Oh No … Pono? What’s the Deal?
PONO Music has gotten over $4,000,000 in pledges for their music player on Kickstarter.com in a week (their goal was $800,000 and they have 25 days to go). While the fact that Neil Young has been the force behind it and the lead spokesperson for Pono, it is really encouraging. While the player looks cool, it is in many ways secondary. The main thing will be if Neil and Pono can get the Music Industry to get behind the idea of 192khz/24bit files for audio and the widespread marketing of audio in FLAC format.
While there have been attempts in the past(SACD,DVD-Audio,Blu-Ray), the combination of hardware price/availability and catalog availability have prevented them from doing well. By creating an inexpensive player that will work portable users(where most music is heard these days, an internet sales model, desktop management software and leveraging an existing format(FLAC has been in use since 2001), many of the problems of predecessors have been bypassed. Piracy is and will still be an issue(FLAC has NO copy protection), but this offers the Music industry a chance they missed(the CD format was selected on the basis of marketing concerns rather than quality and ignored Nyquist Samling theorems to offer the owest common denominator)- selling their customers high-quality recordings in a convenient format that is relatively immune to obsolescence(FLAC supports up to 32 bit/655,350khz sampling) and offers them a good marketing hook – The music sounds good.
Strangely I haven’t seen much about this on social networks, but to me it is a big deal. I’ve been recording 24 bit 96khz for a while( my setup makes 192khz impractical) and always feel bad about downsampling to get it to the public. This could change that equation.
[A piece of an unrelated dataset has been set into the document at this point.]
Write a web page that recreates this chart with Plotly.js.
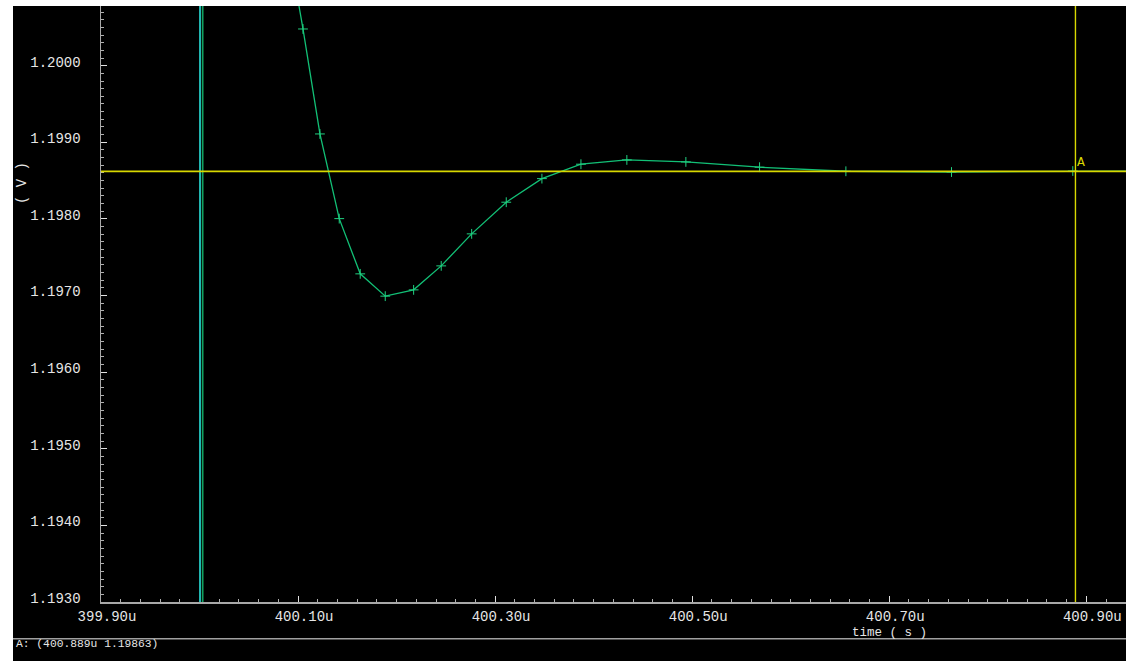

Does it sound better? Well, I did a test using a song I had recorded at 24bit/96khz. Yes, even on headphones and a set of iMac built in speakers I can hear the difference between the 24/96 FLAC and a CD quality .WAV file and big difference from even a high quality MP3. FLAC encodings of a 24/96 AIFF file and a 16 bit /44khz WAV are identical to their sources while taking up around half the space. Want to hear for yourself? Below are links to the files I used :
http://jgsdeltamusic.com/audio/waiting/waiting128441.mp3
http://jgsdeltamusic.com/audio/waiting/waiting255441.mp3
http://jgsdeltamusic.com/audio/waiting/waiting320441.mp3
http://jgsdeltamusic.com/audio/waiting/waiting44116.flac
http://jgsdeltamusic.com/audio/waiting/waiting44116.wav
http://jgsdeltamusic.com/audio/waiting/waiting9624.flac
http://jgsdeltamusic.com/audio/waiting/waiting9624.aif
You can probably listen to everything EXCEPT the FLACs on your computer if you have iTunes and/or Quicktime Player. AIFF and WAVs sound identical to FLACs so, you non’t NEED to download a FLAC player , unless you don’t trust me. Go for it, there are free players for Windows and Mac.. Will Pono save the Music biz or is it just the latest flavor of the minute?